**What to do**: Your task is to retype, word for word, the lines from the start of the data through the line holding "import pandas as pd". Do not include the pictures.

**Information shown**:
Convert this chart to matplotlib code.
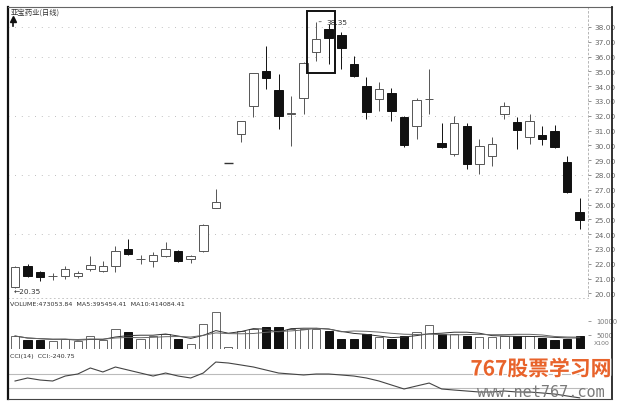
import matplotlib
matplotlib.use("Agg")
import matplotlib.pyplot as plt
from matplotlib.patches import Rectangle
import matplotlib.patheffects as pe
import numpy as np
import pandas as pd

# ---------------- data ----------------
title = "亚宝药业(日线)"
opens = [20.45, 21.85, 21.45, 21.15, 21.18, 21.18, 21.65, 21.51, 21.85, 23.00,
         22.30, 22.19, 22.53, 22.86, 22.32, 22.86, 25.77, 28.81, 30.77, 32.66,
         35.03, 33.74, 32.15, 33.20, 36.31, 37.86, 37.46, 35.50, 34.01, 33.14,
         33.54, 31.92, 31.31, 33.10, 30.16, 29.42, 31.31, 28.74, 29.28, 32.12,
         31.58, 30.57, 30.70, 30.97, 28.88, 25.50]
closes = [21.75, 21.18, 21.11, 21.20, 21.65, 21.38, 21.92, 21.85, 22.86, 22.66,
          22.35, 22.59, 23.00, 22.19, 22.53, 24.62, 26.18, 28.81, 31.65, 34.89,
          34.55, 31.99, 32.20, 35.57, 37.19, 37.26, 36.58, 34.69, 32.26, 33.81,
          32.32, 30.03, 33.07, 33.14, 29.89, 31.51, 28.74, 29.96, 30.10, 32.66,
          31.04, 31.65, 30.43, 29.89, 26.85, 24.96]
highs = [21.85, 21.99, 21.50, 21.38, 21.85, 21.50, 22.53, 22.19, 23.20, 23.68,
         22.59, 22.80, 23.47, 22.90, 22.59, 24.69, 27.05, 28.81, 31.65, 34.89,
         36.72, 34.82, 33.34, 35.64, 38.35, 38.20, 37.66, 36.04, 34.62, 34.28,
         33.88, 32.00, 33.20, 35.16, 31.51, 31.99, 31.51, 30.43, 30.57, 32.93,
         31.92, 32.12, 31.31, 31.38, 29.28, 26.45]
lows = [20.35, 21.10, 20.84, 20.91, 20.97, 21.05, 21.51, 21.45, 21.45, 22.59,
        21.99, 21.78, 22.45, 22.12, 22.05, 22.80, 25.77, 28.81, 30.23, 31.92,
        33.81, 31.11, 29.96, 32.12, 35.70, 35.50, 35.16, 34.60, 31.78, 32.32,
        31.65, 29.90, 30.43, 32.12, 29.85, 29.28, 28.41, 28.07, 28.61, 31.78,
        29.76, 30.10, 30.00, 29.85, 26.80, 24.35]
volumes = [4640, 3210, 3210, 2860, 3570, 2860, 4640, 3210, 7140, 6070,
           3570, 4640, 5360, 3570, 1790, 8930, 13210, 710, 6430, 7140,
           7850, 7850, 7140, 7140, 7140, 6430, 3570, 3570, 5360, 4280,
           3570, 4640, 6070, 8570, 5360, 5360, 4640, 4280, 4280, 4640,
           4640, 4600, 3800, 3100, 3600, 4730]
cci = [0, 43, 14, 0, 71, 100, 186, 129, 200, 157,
       114, 71, 114, 71, 43, 114, 271, 257, 229, 200,
       157, 114, 100, 86, 100, 100, 86, 71, 43, 0,
       -57, -114, -71, -29, -114, -129, -143, -157, -157, -143,
       -157, -157, -171, -186, -214, -240.75]
price_ticks = list(range(20, 39))
grid_prices = [38, 36, 32, 28, 24]
vol_ticks = [5000, 10000]
cci_levels = [100, -100]
vol_header = "VOLUME:473053.84  MA5:395454.41  MA10:414084.41"
cci_header = "CCI(14)  CCI:-240.75"
low_label = "←20.35"
high_label = "38.35"

# ---------------- figure ----------------
W, H = 620, 406
fig = plt.figure(figsize=(6.2, 4.06), dpi=100)
fig.patch.set_facecolor("white")


def rect(x0, y0, x1, y1):
    return [x0 / W, 1 - y1 / H, (x1 - x0) / W, (y1 - y0) / H]


n = len(opens)
idx = np.arange(n)
xlim = (-0.56, 45.66)

ax_p = fig.add_axes(rect(8, 8, 588, 297))
ax_v = fig.add_axes(rect(8, 299, 588, 350))
ax_c = fig.add_axes(rect(8, 352, 588, 400))
for a in (ax_p, ax_v, ax_c):
    a.set_facecolor("none")
    a.set_xlim(*xlim)
    a.set_xticks([])
    for s in a.spines.values():
        s.set_visible(False)

# price panel
ax_p.set_ylim(19.82, 39.35)
for gp in grid_prices:
    ax_p.axhline(gp, color="#aaaaaa", lw=0.6, ls=(0, (1, 7)), zorder=1)
bw = 0.68
for i in idx:
    o, h, l, c = opens[i], highs[i], lows[i], closes[i]
    up = c >= o
    col = "#555555" if up else "#111111"
    ax_p.vlines(i, l, h, color=col, lw=0.7, zorder=2)
    if abs(c - o) < 0.02:
        ax_p.hlines(o, i - bw / 2, i + bw / 2, color="#333333", lw=1.0, zorder=3)
    else:
        ax_p.add_patch(Rectangle((i - bw / 2, min(o, c)), bw, abs(c - o),
                                 facecolor="white" if up else "#111111",
                                 edgecolor=col, lw=0.7, zorder=3))
ax_p.yaxis.tick_right()
ax_p.set_yticks(price_ticks)
ax_p.set_yticklabels([f"{p:.2f}" for p in price_ticks])
ax_p.tick_params(axis="y", length=2, width=0.5, pad=2.5, labelsize=5.3,
                 colors="#666666")
ax_p.spines["right"].set_visible(True)
ax_p.spines["right"].set_linestyle((0, (2, 3)))
ax_p.spines["right"].set_color("#aaaaaa")
ax_p.spines["right"].set_linewidth(0.6)

# annotations
imax = int(np.argmax(highs))
imin = int(np.argmin(lows))
ax_p.annotate(high_label, xy=(imax, highs[imax]),
              xytext=(imax + 0.85, highs[imax] + 0.02),
              fontsize=5.3, color="#333333", va="center", ha="left",
              arrowprops=dict(arrowstyle="-", lw=0.5, color="#444444"))
ax_p.text(imin - 0.1, lows[imin] - 0.17, low_label, fontsize=5.3,
          color="#333333", va="center", ha="left")
box_lo = min(lows[imax:imax + 2]) - 0.6
box_hi = max(highs[imax:imax + 2]) + 0.7
ax_p.add_patch(Rectangle((imax - 0.73, box_lo), 2.23, box_hi - box_lo,
                         facecolor="none", edgecolor="#111111", lw=1.4, zorder=5))

# volume panel
ax_v.set_ylim(0, 18214)
vcol_face = ["white" if closes[i] >= opens[i] else "#111111" for i in idx]
vcol_edge = ["#666666" if closes[i] >= opens[i] else "#111111" for i in idx]
ax_v.bar(idx, volumes, width=0.66, color=vcol_face, edgecolor=vcol_edge,
         linewidth=0.7, zorder=2)
vs = pd.Series(volumes, dtype=float)
ax_v.plot(idx, vs.rolling(5, min_periods=1).mean(), color="#333333", lw=0.7, zorder=3)
ax_v.plot(idx, vs.rolling(10, min_periods=1).mean(), color="#666666", lw=0.7, zorder=3)
ax_v.yaxis.tick_right()
ax_v.set_yticks(vol_ticks)
ax_v.set_yticklabels([str(v) for v in vol_ticks])
ax_v.tick_params(axis="y", length=2, width=0.5, pad=4, labelsize=4.8,
                 colors="#777777")
ax_v.spines["top"].set_visible(True)
ax_v.spines["top"].set_linestyle((0, (1, 4)))
ax_v.spines["top"].set_color("#bbbbbb")
ax_v.spines["top"].set_linewidth(0.6)

# CCI panel
ax_c.set_ylim(-257, 428.6)
ax_c.set_yticks([])
for lv in cci_levels:
    ax_c.axhline(lv, color="#bbbbbb", lw=0.8, zorder=1)
ax_c.plot(idx, cci, color="#444444", lw=0.8, zorder=2)

# overlay: frame, headers, watermark
ov = fig.add_axes([0, 0, 1, 1])
ov.set_xlim(0, W)
ov.set_ylim(H, 0)
ov.axis("off")
ov.set_facecolor("none")
ov.plot([8, 8], [8, 400], color="#111111", lw=1.6)
ov.plot([8, 612], [7.5, 7.5], color="#666666", lw=0.8)
ov.plot([612, 612], [8, 400], color="#222222", lw=1.3)
ov.plot([8, 612], [400, 400], color="#444444", lw=0.8)
ov.text(11, 12.5, title, fontsize=5.3, family=["Noto Sans CJK SC", "DejaVu Sans"],
        color="#333333", va="center", ha="left")
ov.plot([12.5], [20], marker="^", color="#111111", markersize=4.5)
ov.plot([12.5, 12.5], [20, 27], color="#111111", lw=1.2)
ov.text(10, 305, vol_header, fontsize=4.6, color="#333333", va="center", ha="left")
ov.text(10, 357, cci_header, fontsize=4.6, color="#333333", va="center", ha="left")
ov.text(594, 344, "X100", fontsize=4.4, color="#777777", va="center", ha="left")
ov.text(541, 370, "767股票学习网", fontsize=15, fontweight="bold",
        family=["Noto Sans CJK SC", "DejaVu Sans"], color="#e8632b",
        va="center", ha="center",
        path_effects=[pe.withStroke(linewidth=2, foreground="white")])
ov.text(541, 393, "www.net767.com", fontsize=11, family="DejaVu Sans Mono",
        color="#7a7a7a", va="center", ha="center")

fig.savefig("out.png", dpi=100, facecolor="white")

**Written solution**:
Convert this chart to matplotlib code.
import matplotlib
matplotlib.use("Agg")
import matplotlib.pyplot as plt
from matplotlib.patches import Rectangle
import matplotlib.patheffects as pe
import numpy as np
import pandas as pd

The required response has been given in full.